Jakarta, Gatra.com – Pandemi Covid-19 menghatam berbagai sektor, tak terkecuali industri perkebunan kelapa sawit Tanah Air dalam setahun terakhir. Kurang menggembirakannya harga crud palm oil (CPO) dunia, juga sempat menjadi tantangan yang harus dilalui.
Direktur Utama Divisi Sawit Mentari Group, Harry Poetranto, pada Senin (22/3), menyampaikan, hantaman pandemi membuat beberapa industri perkebunan kelapa sawit membatasi kegiatan bisnis dan melakukan efisiensi.
Harry menyampaikan, di saat masih pandemi, pihaknya melihat perlahan-lahan bisnis minyak kelapa sawit kembali membaik.? Ini setidkanya tercermin dari harga CPO pada awal 2021 yang lebih kondusif.
Mulai kondusifnya harga CPO dunia dipicu oleh sejumlah faktor domestik maupun dorongan harga CPO di pasar global. Di pasar domestik misalnya, pemerintah sedang intensif mendorong peningkatan konsumsi biodiesel melalui program B30.
Program tersebut diyakini akan berdampak pada membaiknya permintaan (demand) produk sawit di dalam negeri. Selain itu, demand di pasar global juga cenderung membaik, sehingga akan meningkatkan volume ekspor dan harga minyak sawit nasional.
Tren membaiknya harga CPO dunia itu sejatinya juga seiring dengan membaiknya harga minyak nabati lainnya di market global. Organisasi Pangan dan Pertanian Dunia (FAO) melaporkan indeks harga minyak nabati di bulan Februari, misalnya, berada di rata-rata 147,4 poin. Indeks tersebut naik 8,6 poin (atau 6,2%) dari Januari dan menandai level tertinggi sejak April 2012.
Sementara Gabungan Pengusaha Kelapa Sawit Indonesia (GAPKI) memprediksi produksi CPO di Indonesia tahun 2021 setidaknya akan naik 3,5% (yoy) menjadi 49 juta ton dari realisasi tahun lalu yang hanya sebanyak 47,4 juta ton.
"Kami di Mentari Group sangat optimistis, prospek bisnis sawit di 2021 dan 2022 akan semakin cerah. Kami akan ekspansi dengan memperluas area penanaman, membuka pabrik sawit baru, dan mengembangkan bisnis logistik sebagai sektor pendukung," katanya.
Menurut Harry, pihaknya ?melihat masih ada banyak ruang dan peluang untuk mengembangkan usaha yang bisa dilakukan tahun ini. Contohnya, ada salah satu kebun miliknya yang jarak ke pabrik pengolahan terlalu jauh.

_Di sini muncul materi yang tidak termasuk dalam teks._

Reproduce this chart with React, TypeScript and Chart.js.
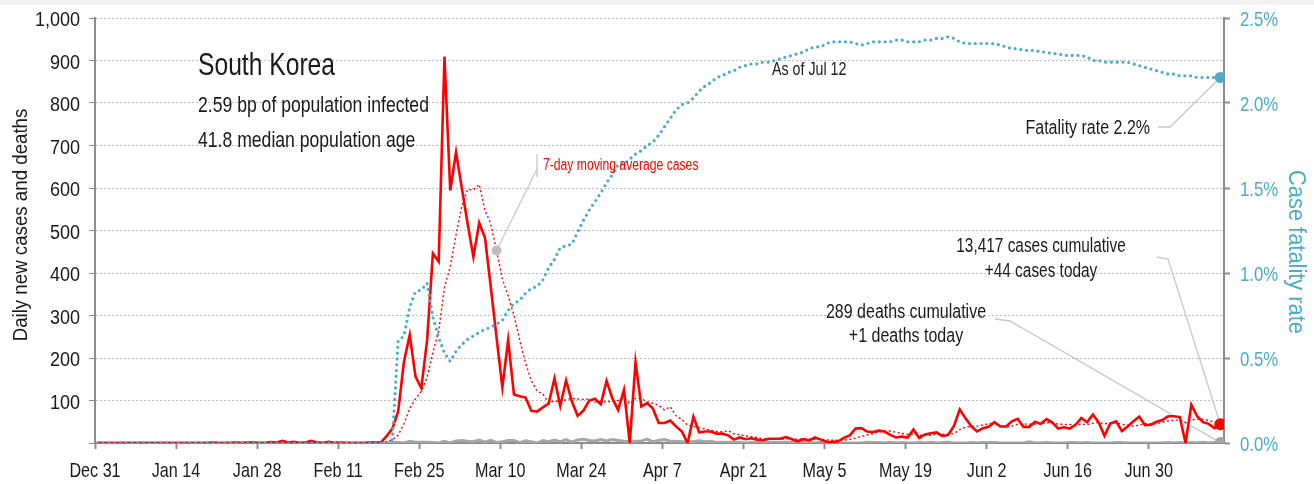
import React, { useEffect, useRef } from 'react';
import { Chart, registerables } from 'chart.js';

Chart.register(...registerables);

// No condensed face is installed, so text is drawn with Liberation Sans squeezed horizontally.
const SANS = "'Liberation Sans', Arial, sans-serif";
const BLUE = '#4bacc6';
const RED = '#ff0000';
const GRAY = '#a6a6a6';
const TEXT = '#1a1a1a';
const AXIS = '#8c8c8c';
const GRID = '#bdbdbd';
const LEADER = '#c8c8c8';

// data are reported at a fixed time of day, slightly after the midnight ticks
const REPORT_OFFSET = 0.36;

// x-axis ticks: days since Dec 31
const tickDays = [0, 14, 28, 42, 56, 70, 84, 98, 112, 126, 140, 154, 168, 182];
const tickLabels = ['Dec 31', 'Jan 14', 'Jan 28', 'Feb 11', 'Feb 25', 'Mar 10', 'Mar 24', 'Apr 7', 'Apr 21', 'May 5', 'May 19', 'Jun 2', 'Jun 16', 'Jun 30'];

// daily new cases, Dec 31 .. Jul 12
const dailyCases = [
  0, 0, 0, 0, 0, 0, 0, 0, 0, 0,
  0, 0, 0, 0, 0, 0, 0, 0, 0, 0,
  1, 0, 0, 0, 1, 0, 1, 1, 0, 0,
  2, 1, 5, 1, 3, 0, 1, 5, 1, 0,
  3, 0, 1, 0, 0, 0, 0, 1, 1, 1,
  16, 34, 74, 191, 254, 156, 129, 242, 446, 427,
  909, 594, 684, 600, 516, 438, 518, 483, 367, 248,
  131, 242, 114, 110, 107, 76, 74, 84, 93, 152,
  87, 147, 98, 64, 76, 100, 104, 91, 146, 105,
  78, 125, 0, 190, 86, 94, 81, 47, 47, 53,
  39, 27, 0, 62, 25, 27, 27, 22, 22, 18,
  8, 13, 9, 11, 8, 6, 10, 10, 10, 14,
  9, 4, 9, 6, 13, 8, 3, 2, 4, 12,
  18, 34, 35, 27, 26, 29, 27, 19, 13, 15,
  13, 32, 12, 20, 23, 25, 16, 19, 40, 79,
  58, 39, 27, 35, 38, 49, 39, 39, 51, 57,
  38, 38, 50, 45, 56, 48, 34, 37, 34, 43,
  59, 49, 67, 48, 17, 46, 51, 28, 39, 51,
  62, 42, 43, 50, 54, 63, 63, 61, 0, 90,
  63, 49, 45, 35, 44,
];

// daily new deaths
const dailyDeaths = [
  0, 0, 0, 0, 0, 0, 0, 0, 0, 0,
  0, 0, 0, 0, 0, 0, 0, 0, 0, 0,
  0, 0, 0, 0, 0, 0, 0, 0, 0, 0,
  0, 0, 0, 0, 0, 0, 0, 0, 0, 0,
  0, 0, 0, 0, 0, 0, 0, 0, 0, 0,
  0, 1, 1, 0, 4, 2, 2, 2, 1, 0,
  4, 0, 5, 6, 4, 3, 7, 2, 6, 1,
  3, 6, 6, 1, 5, 3, 0, 6, 3, 7,
  3, 8, 2, 7, 9, 6, 5, 8, 5, 8,
  6, 4, 3, 4, 5, 9, 3, 6, 8, 4,
  4, 3, 3, 3, 5, 3, 4, 1, 2, 2,
  2, 1, 0, 1, 2, 0, 2, 1, 1, 2,
  1, 0, 1, 2, 0, 2, 2, 1, 1, 0,
  0, 0, 0, 2, 1, 1, 0, 2, 0, 1,
  0, 0, 1, 0, 2, 0, 1, 2, 0, 0,
  0, 1, 0, 1, 1, 1, 0, 0, 0, 0,
  0, 3, 0, 0, 1, 0, 0, 0, 1, 1,
  0, 1, 0, 0, 0, 0, 1, 1, 0, 0,
  0, 0, 0, 0, 0, 1, 0, 1, 0, 1,
  0, 2, 0, 1, 1,
];

// case fatality rate, percent
const fatalityRatePct = [
  0, 0, 0, 0, 0, 0, 0, 0, 0, 0,
  0, 0, 0, 0, 0, 0, 0, 0, 0, 0,
  0, 0, 0, 0, 0, 0, 0, 0, 0, 0,
  0, 0, 0, 0, 0, 0, 0, 0, 0, 0,
  0, 0, 0, 0, 0, 0, 0, 0, 0, 0,
  0, 0.02, 0.60, 0.63, 0.80, 0.89, 0.90, 0.94, 0.74, 0.62,
  0.53, 0.48, 0.54, 0.58, 0.61, 0.63, 0.65, 0.67, 0.68, 0.70,
  0.72, 0.78, 0.82, 0.84, 0.88, 0.91, 0.92, 0.96, 1.03, 1.08,
  1.15, 1.16, 1.17, 1.24, 1.31, 1.37, 1.42, 1.47, 1.53, 1.58,
  1.64, 1.64, 1.67, 1.70, 1.72, 1.75, 1.77, 1.81, 1.86, 1.91,
  1.96, 1.99, 2.00, 2.03, 2.07, 2.10, 2.12, 2.15, 2.16, 2.18,
  2.19, 2.21, 2.22, 2.23, 2.23, 2.24, 2.24, 2.25, 2.26, 2.27,
  2.28, 2.29, 2.30, 2.32, 2.33, 2.33, 2.35, 2.36, 2.36, 2.36,
  2.36, 2.35, 2.34, 2.35, 2.36, 2.36, 2.36, 2.36, 2.37, 2.37,
  2.36, 2.36, 2.36, 2.37, 2.37, 2.38, 2.38, 2.39, 2.38, 2.36,
  2.35, 2.35, 2.35, 2.35, 2.35, 2.35, 2.34, 2.33, 2.32, 2.32,
  2.31, 2.31, 2.31, 2.30, 2.30, 2.29, 2.29, 2.28, 2.28, 2.28,
  2.28, 2.27, 2.25, 2.25, 2.24, 2.24, 2.24, 2.24, 2.24, 2.23,
  2.22, 2.21, 2.20, 2.19, 2.18, 2.17, 2.17, 2.16, 2.16, 2.16,
  2.15, 2.15, 2.15, 2.15, 2.15,
];

const MA_MARK_INDEX = 69;

// 7-day trailing moving average of the daily case series
const movingAverage7 = dailyCases.map((_, i) => {
  const w = dailyCases.slice(Math.max(0, i - 6), i + 1);
  return w.reduce((a, b) => a + b, 0) / w.length;
});

const toPoints = (arr: number[]) => arr.map((v, i) => ({ x: i + REPORT_OFFSET, y: v }));

function drawText(
  ctx: CanvasRenderingContext2D,
  text: string,
  x: number,
  y: number,
  size: number,
  sx: number,
  align: CanvasTextAlign,
  color: string,
  rotate = 0,
) {
  ctx.save();
  ctx.translate(x, y);
  if (rotate) ctx.rotate(rotate);
  ctx.scale(sx, 1);
  ctx.font = `${size}px ${SANS}`;
  ctx.fillStyle = color;
  ctx.textAlign = align;
  ctx.textBaseline = 'alphabetic';
  ctx.fillText(text, 0, 0);
  ctx.restore();
}

const annotationPlugin = {
  id: 'koreaAnnotations',
  beforeDraw(chart: any) {
    const { ctx } = chart;
    ctx.save();
    ctx.fillStyle = '#f2f2f2';
    ctx.fillRect(0, 0, chart.width, 5);
    ctx.restore();
  },
  beforeDatasetsDraw(chart: any) {
    const { ctx } = chart;
    const last = dailyCases.length - 1;
    const casesPt = chart.getDatasetMeta(0).data[last];
    const maPt = chart.getDatasetMeta(1).data[MA_MARK_INDEX];
    const deathsPt = chart.getDatasetMeta(2).data[last];
    const cfrPt = chart.getDatasetMeta(3).data[last];
    ctx.save();
    ctx.strokeStyle = LEADER;
    ctx.lineWidth = 1.3;
    ctx.setLineDash([]);
    ctx.beginPath();
    ctx.moveTo(537, 154);
    ctx.lineTo(537, 177);
    ctx.stroke();
    ctx.beginPath();
    ctx.moveTo(537, 169);
    ctx.lineTo(maPt.x, maPt.y);
    ctx.stroke();
    ctx.beginPath();
    ctx.moveTo(1158, 127);
    ctx.lineTo(1170, 127);
    ctx.lineTo(cfrPt.x, cfrPt.y);
    ctx.stroke();
    ctx.beginPath();
    ctx.moveTo(1157, 257);
    ctx.lineTo(1168, 259);
    ctx.lineTo(casesPt.x, casesPt.y);
    ctx.stroke();
    ctx.beginPath();
    ctx.moveTo(995, 319);
    ctx.lineTo(1010, 321);
    ctx.lineTo(deathsPt.x, deathsPt.y);
    ctx.stroke();
    ctx.restore();
  },
  afterDraw(chart: any) {
    const { ctx } = chart;
    const { x, y, y1 } = chart.scales;

    // axis tick labels, placed from the library's scales
    x.ticks.forEach((t: any, i: number) => {
      drawText(ctx, tickLabels[i], x.getPixelForValue(t.value), 477, 21, 0.77, 'center', TEXT);
    });
    y.ticks.forEach((t: any) => {
      if (t.value === 0) return;
      drawText(ctx, Number(t.value).toLocaleString('en-US'), 80, y.getPixelForValue(t.value) + 8, 20, 0.9, 'right', TEXT);
    });
    y1.ticks.forEach((t: any) => {
      drawText(ctx, `${Number(t.value).toFixed(1)}%`, 1240, y1.getPixelForValue(t.value) + 8, 21, 0.8, 'left', BLUE);
    });

    // axis titles
    drawText(ctx, 'Daily new cases and deaths', 27, 225, 21, 0.89, 'center', TEXT, -Math.PI / 2);
    drawText(ctx, 'Case fatality rate', 1289, 252, 23, 0.95, 'center', BLUE, Math.PI / 2);

    // annotations
    drawText(ctx, 'South Korea', 198, 75, 32, 0.77, 'left', TEXT);
    drawText(ctx, '2.59 bp of population infected', 198, 112, 22, 0.8, 'left', TEXT);
    drawText(ctx, '41.8 median population age', 198, 147, 22, 0.8, 'left', TEXT);
    drawText(ctx, 'As of Jul 12', 772, 75, 19, 0.75, 'left', TEXT);
    drawText(ctx, '7-day moving average cases', 543, 170, 16, 0.76, 'left', RED);
    drawText(ctx, 'Fatality rate 2.2%', 1150, 134, 20, 0.8, 'right', TEXT);
    drawText(ctx, '13,417 cases cumulative', 1041, 252, 20, 0.77, 'center', TEXT);
    drawText(ctx, '+44 cases today', 1041, 277, 20, 0.77, 'center', TEXT);
    drawText(ctx, '289 deaths cumulative', 906, 318, 20, 0.8, 'center', TEXT);
    drawText(ctx, '+1 deaths today', 906, 342, 20, 0.8, 'center', TEXT);
  },
};

export default function App() {
  const canvasRef = useRef<HTMLCanvasElement | null>(null);

  useEffect(() => {
    if (!canvasRef.current) return;
    const last = dailyCases.length - 1;
    const chart = new Chart(canvasRef.current, {
      type: 'line',
      data: {
        datasets: [
          {
            label: 'Daily new cases',
            data: toPoints(dailyCases),
            borderColor: RED,
            backgroundColor: RED,
            borderWidth: 2.6,
            pointRadius: (c: any) => (c.dataIndex === last ? 6 : 0),
            pointBorderWidth: 0,
            pointBackgroundColor: RED,
            tension: 0,
            yAxisID: 'y',
            order: 2,
          },
          {
            label: '7-day moving average cases',
            data: toPoints(movingAverage7),
            borderColor: RED,
            backgroundColor: RED,
            borderWidth: 1.4,
            borderDash: [2, 2.5],
            pointRadius: (c: any) => (c.dataIndex === MA_MARK_INDEX ? 5 : 0),
            pointBorderWidth: 0,
            pointBackgroundColor: '#bdbdbd',
            tension: 0,
            yAxisID: 'y',
            order: 3,
          },
          {
            label: 'Daily new deaths',
            data: toPoints(dailyDeaths),
            borderColor: GRAY,
            backgroundColor: GRAY,
            borderWidth: 3,
            pointRadius: (c: any) => (c.dataIndex === last ? 5.5 : 0),
            pointBorderWidth: 0,
            pointBackgroundColor: GRAY,
            tension: 0,
            yAxisID: 'y',
            order: 4,
          },
          {
            label: 'Case fatality rate',
            data: toPoints(fatalityRatePct),
            borderColor: BLUE,
            backgroundColor: BLUE,
            borderWidth: 3.2,
            borderDash: [0, 5.8],
            borderCapStyle: 'round',
            pointRadius: (c: any) => (c.dataIndex === last ? 5.5 : 0),
            pointBorderWidth: 0,
            pointBackgroundColor: BLUE,
            tension: 0,
            yAxisID: 'y1',
            order: 1,
          },
        ],
      },
      options: {
        animation: false,
        responsive: false,
        maintainAspectRatio: false,
        layout: { padding: { top: 18, left: 0, right: 0, bottom: 0 } },
        plugins: { legend: { display: false }, tooltip: { enabled: false } },
        scales: {
          x: {
            type: 'linear',
            min: 0,
            max: 195,
            afterBuildTicks: (s: any) => {
              s.ticks = tickDays.map((v) => ({ value: v }));
            },
            afterFit: (s: any) => {
              s.height = 41;
            },
            ticks: { display: false, autoSkip: false, maxRotation: 0 },
            grid: { drawOnChartArea: false, drawTicks: true, tickLength: 6, tickColor: AXIS, tickWidth: 2 },
            border: { display: true, color: AXIS, width: 2 },
          },
          y: {
            position: 'left',
            min: 0,
            max: 1000,
            afterFit: (s: any) => {
              s.width = 95;
            },
            ticks: { display: false, stepSize: 100 },
            grid: { color: GRID, lineWidth: 1, drawTicks: true, tickLength: 6, tickColor: AXIS, tickWidth: 1 },
            border: { display: true, color: AXIS, width: 2, dash: [2, 2] },
          },
          y1: {
            position: 'right',
            min: 0,
            max: 2.5,
            afterFit: (s: any) => {
              s.width = 90;
            },
            ticks: { display: false, stepSize: 0.5 },
            grid: { drawOnChartArea: false, drawTicks: true, tickLength: 6, tickColor: AXIS, tickWidth: 2 },
            border: { display: true, color: AXIS, width: 2 },
          },
        },
      },
      plugins: [annotationPlugin],
    } as any);
    return () => chart.destroy();
  }, []);

  return (
    <div style={{ position: 'fixed', left: 0, top: 0, width: 1314, height: 484, background: '#ffffff' }}>
      <canvas ref={canvasRef} width={1314} height={484} style={{ width: 1314, height: 484, display: 'block' }} />
    </div>
  );
}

"Kami berencana akan kami bangun pabrik baru di sana agar lebih efisien dan sekaligus untuk mencari tambahan pasokan (sourcing) buah sawit dari petani sawit sekitarnya," ujarnya.
Ia mengungkapkan, pada 2014 lalu pihaknya mendirikan pabrik pengolahan TBS pertama di Selensen, Riau. Sejak itu, grup ini terus mengakuisisi kebun-kebun dan memperbaiki produktivitasnya.

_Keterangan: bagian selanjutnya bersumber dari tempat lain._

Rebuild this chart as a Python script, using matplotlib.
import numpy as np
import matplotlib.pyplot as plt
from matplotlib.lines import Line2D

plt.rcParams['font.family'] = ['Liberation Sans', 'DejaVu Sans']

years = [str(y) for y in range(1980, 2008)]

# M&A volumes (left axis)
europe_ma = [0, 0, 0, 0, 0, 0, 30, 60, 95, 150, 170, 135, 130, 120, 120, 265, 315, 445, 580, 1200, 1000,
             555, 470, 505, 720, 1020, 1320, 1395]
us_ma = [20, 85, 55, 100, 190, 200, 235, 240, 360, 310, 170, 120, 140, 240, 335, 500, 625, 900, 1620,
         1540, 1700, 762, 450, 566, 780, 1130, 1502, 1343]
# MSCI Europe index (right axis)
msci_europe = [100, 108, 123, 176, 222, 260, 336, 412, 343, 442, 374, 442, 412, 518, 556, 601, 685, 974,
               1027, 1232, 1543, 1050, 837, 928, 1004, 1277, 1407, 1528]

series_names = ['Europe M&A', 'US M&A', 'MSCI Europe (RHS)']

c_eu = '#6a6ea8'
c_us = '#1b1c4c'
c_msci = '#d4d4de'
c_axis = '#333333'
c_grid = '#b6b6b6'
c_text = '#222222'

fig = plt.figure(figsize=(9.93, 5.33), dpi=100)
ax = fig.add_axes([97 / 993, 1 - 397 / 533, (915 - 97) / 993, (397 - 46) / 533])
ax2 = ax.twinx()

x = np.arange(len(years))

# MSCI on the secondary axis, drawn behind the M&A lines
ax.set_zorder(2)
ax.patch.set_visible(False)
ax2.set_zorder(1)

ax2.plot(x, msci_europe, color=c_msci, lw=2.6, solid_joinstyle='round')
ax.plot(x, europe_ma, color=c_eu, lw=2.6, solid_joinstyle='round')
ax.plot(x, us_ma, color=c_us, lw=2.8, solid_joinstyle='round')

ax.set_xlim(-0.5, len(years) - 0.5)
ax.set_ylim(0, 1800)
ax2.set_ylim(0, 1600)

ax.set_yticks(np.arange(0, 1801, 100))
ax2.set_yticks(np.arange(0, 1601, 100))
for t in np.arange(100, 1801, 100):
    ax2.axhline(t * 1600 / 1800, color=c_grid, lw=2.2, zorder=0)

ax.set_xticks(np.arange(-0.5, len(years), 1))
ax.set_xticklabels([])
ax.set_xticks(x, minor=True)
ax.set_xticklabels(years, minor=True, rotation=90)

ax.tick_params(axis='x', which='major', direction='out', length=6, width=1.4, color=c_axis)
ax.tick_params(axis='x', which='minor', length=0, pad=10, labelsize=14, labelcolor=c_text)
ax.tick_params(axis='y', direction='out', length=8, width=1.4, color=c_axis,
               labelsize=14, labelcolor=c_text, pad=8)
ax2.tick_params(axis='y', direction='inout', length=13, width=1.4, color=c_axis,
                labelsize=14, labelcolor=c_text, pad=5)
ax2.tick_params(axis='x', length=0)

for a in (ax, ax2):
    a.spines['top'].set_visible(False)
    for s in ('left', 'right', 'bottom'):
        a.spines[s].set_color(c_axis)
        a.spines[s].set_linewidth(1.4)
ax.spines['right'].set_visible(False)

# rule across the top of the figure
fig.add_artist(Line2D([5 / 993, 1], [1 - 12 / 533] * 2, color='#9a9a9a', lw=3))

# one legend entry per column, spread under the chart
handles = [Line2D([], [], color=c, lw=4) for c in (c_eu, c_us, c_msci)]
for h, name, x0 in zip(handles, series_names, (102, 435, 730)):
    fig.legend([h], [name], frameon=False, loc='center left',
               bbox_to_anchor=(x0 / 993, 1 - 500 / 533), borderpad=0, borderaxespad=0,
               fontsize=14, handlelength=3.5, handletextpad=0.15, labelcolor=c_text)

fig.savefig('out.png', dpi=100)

Saat ini, korporasi ini mengelola perkebunan sawit di Riau, Jambi, dan Kalimantan Tengah (Kalteng) dengan luas tertanam (planted area) tak kurang dari 26,8 ribu hektare. Selain itu, mengoperasikan tiga unit pabrik kelapa sawit (PKS) menengah, masing-masing dengan kapasitas 60 ton TBS per jam. Tahun 2021ini target produksi mencapai 144 ribu ton CPO.
Selain itu, kata Harry dalam keterangan tertulis, grup yang awalnya menggeluti trading komoditi, seperti gula, molasses dan beberapa produk hasil pertanian, kemudian ekspansi ke bisnis hulu sawit serta menggarap bisnis transportasi dan logistik guna menopang bisnis perdagangan dan perkebunan sawit melalui dua anak usaha.
"Kami akan tingkatkan sinergi antarunit bisnis untuk memperkuat value chain, dan akan segera gandeng mitra investor yang punya visi sama untuk memperkuat pertumbuhan," ujarnya.